■ Problem statement ■
Write out, exactly as given, every line from the one holding "Generate a Python" to the one holding "ax = fig.add_axes([0.0624, 0.1168, 0.3761, 0.754])", including both.

■ Data supplied ■
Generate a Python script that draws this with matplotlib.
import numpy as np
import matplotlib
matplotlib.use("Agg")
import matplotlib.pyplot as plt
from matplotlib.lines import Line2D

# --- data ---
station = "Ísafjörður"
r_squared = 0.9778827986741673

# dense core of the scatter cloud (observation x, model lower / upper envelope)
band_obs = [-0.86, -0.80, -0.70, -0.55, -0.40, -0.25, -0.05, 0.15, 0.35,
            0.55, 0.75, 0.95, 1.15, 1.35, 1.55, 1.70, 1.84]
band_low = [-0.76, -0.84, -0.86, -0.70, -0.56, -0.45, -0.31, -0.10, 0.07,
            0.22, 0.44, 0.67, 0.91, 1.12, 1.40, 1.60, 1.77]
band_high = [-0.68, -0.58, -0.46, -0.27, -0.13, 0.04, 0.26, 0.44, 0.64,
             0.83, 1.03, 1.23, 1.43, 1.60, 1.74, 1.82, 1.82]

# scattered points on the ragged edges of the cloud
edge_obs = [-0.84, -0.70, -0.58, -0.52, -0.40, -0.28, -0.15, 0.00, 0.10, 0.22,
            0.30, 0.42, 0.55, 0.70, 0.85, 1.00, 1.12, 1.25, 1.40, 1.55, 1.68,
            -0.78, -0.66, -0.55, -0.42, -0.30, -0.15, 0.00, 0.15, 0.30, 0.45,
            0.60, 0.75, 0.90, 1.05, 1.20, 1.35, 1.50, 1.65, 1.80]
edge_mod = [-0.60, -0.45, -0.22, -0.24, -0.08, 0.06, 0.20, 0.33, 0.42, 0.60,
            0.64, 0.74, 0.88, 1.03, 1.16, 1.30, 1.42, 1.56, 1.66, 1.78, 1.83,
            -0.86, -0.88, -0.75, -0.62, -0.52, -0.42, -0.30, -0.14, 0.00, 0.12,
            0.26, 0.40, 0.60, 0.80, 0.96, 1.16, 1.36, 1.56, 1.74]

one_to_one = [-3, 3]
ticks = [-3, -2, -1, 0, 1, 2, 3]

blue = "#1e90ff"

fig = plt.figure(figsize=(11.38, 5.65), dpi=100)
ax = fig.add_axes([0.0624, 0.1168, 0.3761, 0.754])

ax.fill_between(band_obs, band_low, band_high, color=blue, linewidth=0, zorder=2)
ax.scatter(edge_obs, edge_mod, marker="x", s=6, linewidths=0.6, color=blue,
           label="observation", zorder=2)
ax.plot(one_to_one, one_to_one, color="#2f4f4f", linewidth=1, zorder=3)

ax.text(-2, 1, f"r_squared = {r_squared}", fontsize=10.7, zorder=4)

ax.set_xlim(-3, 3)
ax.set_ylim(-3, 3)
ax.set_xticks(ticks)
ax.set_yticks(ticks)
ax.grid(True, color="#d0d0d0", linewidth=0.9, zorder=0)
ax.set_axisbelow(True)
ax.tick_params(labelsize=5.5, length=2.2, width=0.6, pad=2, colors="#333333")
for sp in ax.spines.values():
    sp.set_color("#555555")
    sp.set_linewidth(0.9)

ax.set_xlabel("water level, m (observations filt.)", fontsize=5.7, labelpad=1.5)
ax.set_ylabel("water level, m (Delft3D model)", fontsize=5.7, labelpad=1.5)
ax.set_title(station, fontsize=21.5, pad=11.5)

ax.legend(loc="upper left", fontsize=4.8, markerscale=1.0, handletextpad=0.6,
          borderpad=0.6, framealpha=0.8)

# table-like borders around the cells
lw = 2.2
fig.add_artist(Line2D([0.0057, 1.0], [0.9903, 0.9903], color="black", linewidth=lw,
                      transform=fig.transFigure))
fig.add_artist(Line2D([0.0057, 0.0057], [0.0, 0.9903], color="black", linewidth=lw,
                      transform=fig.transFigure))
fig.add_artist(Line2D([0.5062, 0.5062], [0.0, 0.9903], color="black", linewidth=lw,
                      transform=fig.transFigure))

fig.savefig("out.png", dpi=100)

* * *

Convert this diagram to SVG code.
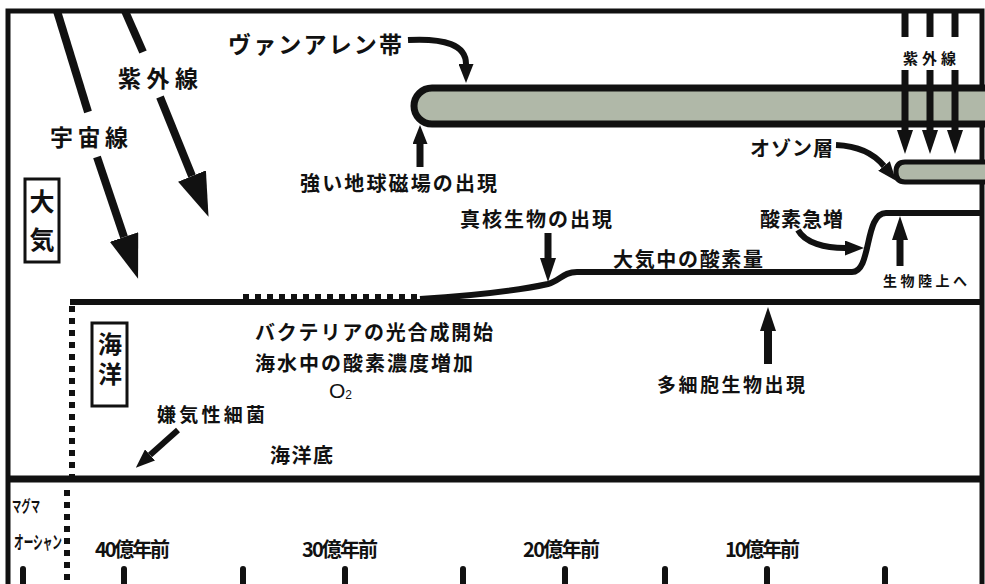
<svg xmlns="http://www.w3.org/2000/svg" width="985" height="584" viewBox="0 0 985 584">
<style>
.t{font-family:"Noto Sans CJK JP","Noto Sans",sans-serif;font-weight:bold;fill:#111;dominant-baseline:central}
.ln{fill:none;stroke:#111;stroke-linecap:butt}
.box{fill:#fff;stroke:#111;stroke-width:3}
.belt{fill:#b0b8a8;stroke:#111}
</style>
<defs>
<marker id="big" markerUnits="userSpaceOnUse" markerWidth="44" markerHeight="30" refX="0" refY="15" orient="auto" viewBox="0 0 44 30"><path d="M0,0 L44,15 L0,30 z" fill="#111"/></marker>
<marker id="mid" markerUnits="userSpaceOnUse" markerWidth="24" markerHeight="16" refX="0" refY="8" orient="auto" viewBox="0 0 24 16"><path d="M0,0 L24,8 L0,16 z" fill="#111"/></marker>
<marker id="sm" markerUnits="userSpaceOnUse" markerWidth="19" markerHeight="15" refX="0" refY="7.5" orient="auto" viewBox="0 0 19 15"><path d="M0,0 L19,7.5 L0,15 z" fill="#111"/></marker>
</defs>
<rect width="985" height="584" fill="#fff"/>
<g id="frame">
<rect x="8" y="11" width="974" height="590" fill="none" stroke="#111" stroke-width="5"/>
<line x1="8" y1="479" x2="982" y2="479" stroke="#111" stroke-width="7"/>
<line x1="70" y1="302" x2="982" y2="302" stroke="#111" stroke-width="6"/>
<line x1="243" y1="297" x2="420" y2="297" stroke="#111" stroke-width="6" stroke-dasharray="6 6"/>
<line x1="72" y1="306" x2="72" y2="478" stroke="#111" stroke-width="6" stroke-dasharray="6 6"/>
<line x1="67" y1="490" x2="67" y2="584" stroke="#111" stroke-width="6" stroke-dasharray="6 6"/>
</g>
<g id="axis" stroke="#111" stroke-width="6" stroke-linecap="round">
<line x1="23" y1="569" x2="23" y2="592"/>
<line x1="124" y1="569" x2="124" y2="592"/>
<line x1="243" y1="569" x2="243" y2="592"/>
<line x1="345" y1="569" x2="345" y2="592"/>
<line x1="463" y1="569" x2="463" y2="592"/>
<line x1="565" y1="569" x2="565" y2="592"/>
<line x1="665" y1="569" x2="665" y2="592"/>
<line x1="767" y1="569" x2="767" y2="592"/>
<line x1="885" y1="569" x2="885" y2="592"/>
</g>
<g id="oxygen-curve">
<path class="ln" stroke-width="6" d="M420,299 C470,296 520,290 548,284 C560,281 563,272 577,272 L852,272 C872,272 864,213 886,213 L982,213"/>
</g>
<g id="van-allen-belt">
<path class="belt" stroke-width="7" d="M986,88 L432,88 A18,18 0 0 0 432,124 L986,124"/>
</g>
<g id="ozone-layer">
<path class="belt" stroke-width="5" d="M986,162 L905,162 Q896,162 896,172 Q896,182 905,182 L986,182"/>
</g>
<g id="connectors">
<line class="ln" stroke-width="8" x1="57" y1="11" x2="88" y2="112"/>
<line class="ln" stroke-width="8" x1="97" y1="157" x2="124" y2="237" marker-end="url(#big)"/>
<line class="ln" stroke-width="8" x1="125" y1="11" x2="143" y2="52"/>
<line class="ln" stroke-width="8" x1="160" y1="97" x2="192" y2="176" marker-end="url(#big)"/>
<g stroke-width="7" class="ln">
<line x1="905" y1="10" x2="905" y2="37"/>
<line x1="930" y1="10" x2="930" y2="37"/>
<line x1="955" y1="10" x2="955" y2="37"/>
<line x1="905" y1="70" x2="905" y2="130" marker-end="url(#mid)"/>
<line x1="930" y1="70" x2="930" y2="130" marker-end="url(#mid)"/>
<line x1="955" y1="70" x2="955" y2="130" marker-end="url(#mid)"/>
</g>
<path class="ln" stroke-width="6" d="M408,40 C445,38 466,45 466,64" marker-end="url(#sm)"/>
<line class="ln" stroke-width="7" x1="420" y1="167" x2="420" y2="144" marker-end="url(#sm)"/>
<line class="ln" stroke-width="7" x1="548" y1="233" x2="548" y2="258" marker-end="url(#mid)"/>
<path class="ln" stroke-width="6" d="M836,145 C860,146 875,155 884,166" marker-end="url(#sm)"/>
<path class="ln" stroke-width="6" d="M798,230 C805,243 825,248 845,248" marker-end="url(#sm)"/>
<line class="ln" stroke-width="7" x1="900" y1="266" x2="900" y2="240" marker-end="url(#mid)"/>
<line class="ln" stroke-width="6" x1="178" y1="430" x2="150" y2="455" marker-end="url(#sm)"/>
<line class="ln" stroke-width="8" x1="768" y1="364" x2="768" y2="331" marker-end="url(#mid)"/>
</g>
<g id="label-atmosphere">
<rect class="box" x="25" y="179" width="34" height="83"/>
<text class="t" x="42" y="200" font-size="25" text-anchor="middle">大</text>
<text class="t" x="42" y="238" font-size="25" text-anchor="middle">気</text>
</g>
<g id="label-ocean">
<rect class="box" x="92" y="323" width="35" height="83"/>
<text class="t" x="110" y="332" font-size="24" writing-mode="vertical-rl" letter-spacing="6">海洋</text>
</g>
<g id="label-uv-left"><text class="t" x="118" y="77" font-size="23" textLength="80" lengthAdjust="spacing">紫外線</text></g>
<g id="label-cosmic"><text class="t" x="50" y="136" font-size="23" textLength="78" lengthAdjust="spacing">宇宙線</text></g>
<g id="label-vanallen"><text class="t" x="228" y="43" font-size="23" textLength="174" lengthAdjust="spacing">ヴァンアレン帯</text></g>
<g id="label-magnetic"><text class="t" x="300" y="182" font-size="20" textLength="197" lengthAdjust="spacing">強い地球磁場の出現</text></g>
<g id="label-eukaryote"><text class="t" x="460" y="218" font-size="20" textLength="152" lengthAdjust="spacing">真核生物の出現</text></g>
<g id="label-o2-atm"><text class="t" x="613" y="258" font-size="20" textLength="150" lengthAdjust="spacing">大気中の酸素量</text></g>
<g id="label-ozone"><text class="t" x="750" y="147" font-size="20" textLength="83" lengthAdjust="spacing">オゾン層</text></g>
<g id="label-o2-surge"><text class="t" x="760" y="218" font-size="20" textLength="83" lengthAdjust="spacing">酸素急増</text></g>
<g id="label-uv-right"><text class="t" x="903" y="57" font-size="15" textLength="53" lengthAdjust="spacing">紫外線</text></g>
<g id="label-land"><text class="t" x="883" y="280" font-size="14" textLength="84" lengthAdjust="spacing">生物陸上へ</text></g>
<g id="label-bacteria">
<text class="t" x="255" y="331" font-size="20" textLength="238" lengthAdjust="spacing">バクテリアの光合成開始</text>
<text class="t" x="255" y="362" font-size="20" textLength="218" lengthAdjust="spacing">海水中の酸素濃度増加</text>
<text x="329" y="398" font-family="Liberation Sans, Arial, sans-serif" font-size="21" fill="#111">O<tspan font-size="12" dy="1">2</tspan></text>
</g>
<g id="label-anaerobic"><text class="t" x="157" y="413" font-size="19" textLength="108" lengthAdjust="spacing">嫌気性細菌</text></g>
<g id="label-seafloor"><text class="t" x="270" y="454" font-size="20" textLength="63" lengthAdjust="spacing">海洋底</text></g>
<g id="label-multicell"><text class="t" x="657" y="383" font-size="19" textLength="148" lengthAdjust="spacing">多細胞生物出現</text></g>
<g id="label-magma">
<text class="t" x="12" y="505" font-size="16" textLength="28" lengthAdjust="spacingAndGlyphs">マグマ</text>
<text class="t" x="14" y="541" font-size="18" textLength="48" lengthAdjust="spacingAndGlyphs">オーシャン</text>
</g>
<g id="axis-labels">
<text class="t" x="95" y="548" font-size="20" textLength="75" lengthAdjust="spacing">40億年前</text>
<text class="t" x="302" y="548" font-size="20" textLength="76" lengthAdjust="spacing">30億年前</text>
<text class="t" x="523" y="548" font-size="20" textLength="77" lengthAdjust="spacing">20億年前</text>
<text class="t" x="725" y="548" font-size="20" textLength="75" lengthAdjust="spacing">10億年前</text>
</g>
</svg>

■ Output of the task ■
Generate a Python script that draws this with matplotlib.
import numpy as np
import matplotlib
matplotlib.use("Agg")
import matplotlib.pyplot as plt
from matplotlib.lines import Line2D

# --- data ---
station = "Ísafjörður"
r_squared = 0.9778827986741673

# dense core of the scatter cloud (observation x, model lower / upper envelope)
band_obs = [-0.86, -0.80, -0.70, -0.55, -0.40, -0.25, -0.05, 0.15, 0.35,
            0.55, 0.75, 0.95, 1.15, 1.35, 1.55, 1.70, 1.84]
band_low = [-0.76, -0.84, -0.86, -0.70, -0.56, -0.45, -0.31, -0.10, 0.07,
            0.22, 0.44, 0.67, 0.91, 1.12, 1.40, 1.60, 1.77]
band_high = [-0.68, -0.58, -0.46, -0.27, -0.13, 0.04, 0.26, 0.44, 0.64,
             0.83, 1.03, 1.23, 1.43, 1.60, 1.74, 1.82, 1.82]

# scattered points on the ragged edges of the cloud
edge_obs = [-0.84, -0.70, -0.58, -0.52, -0.40, -0.28, -0.15, 0.00, 0.10, 0.22,
            0.30, 0.42, 0.55, 0.70, 0.85, 1.00, 1.12, 1.25, 1.40, 1.55, 1.68,
            -0.78, -0.66, -0.55, -0.42, -0.30, -0.15, 0.00, 0.15, 0.30, 0.45,
            0.60, 0.75, 0.90, 1.05, 1.20, 1.35, 1.50, 1.65, 1.80]
edge_mod = [-0.60, -0.45, -0.22, -0.24, -0.08, 0.06, 0.20, 0.33, 0.42, 0.60,
            0.64, 0.74, 0.88, 1.03, 1.16, 1.30, 1.42, 1.56, 1.66, 1.78, 1.83,
            -0.86, -0.88, -0.75, -0.62, -0.52, -0.42, -0.30, -0.14, 0.00, 0.12,
            0.26, 0.40, 0.60, 0.80, 0.96, 1.16, 1.36, 1.56, 1.74]

one_to_one = [-3, 3]
ticks = [-3, -2, -1, 0, 1, 2, 3]

blue = "#1e90ff"

fig = plt.figure(figsize=(11.38, 5.65), dpi=100)
ax = fig.add_axes([0.0624, 0.1168, 0.3761, 0.754])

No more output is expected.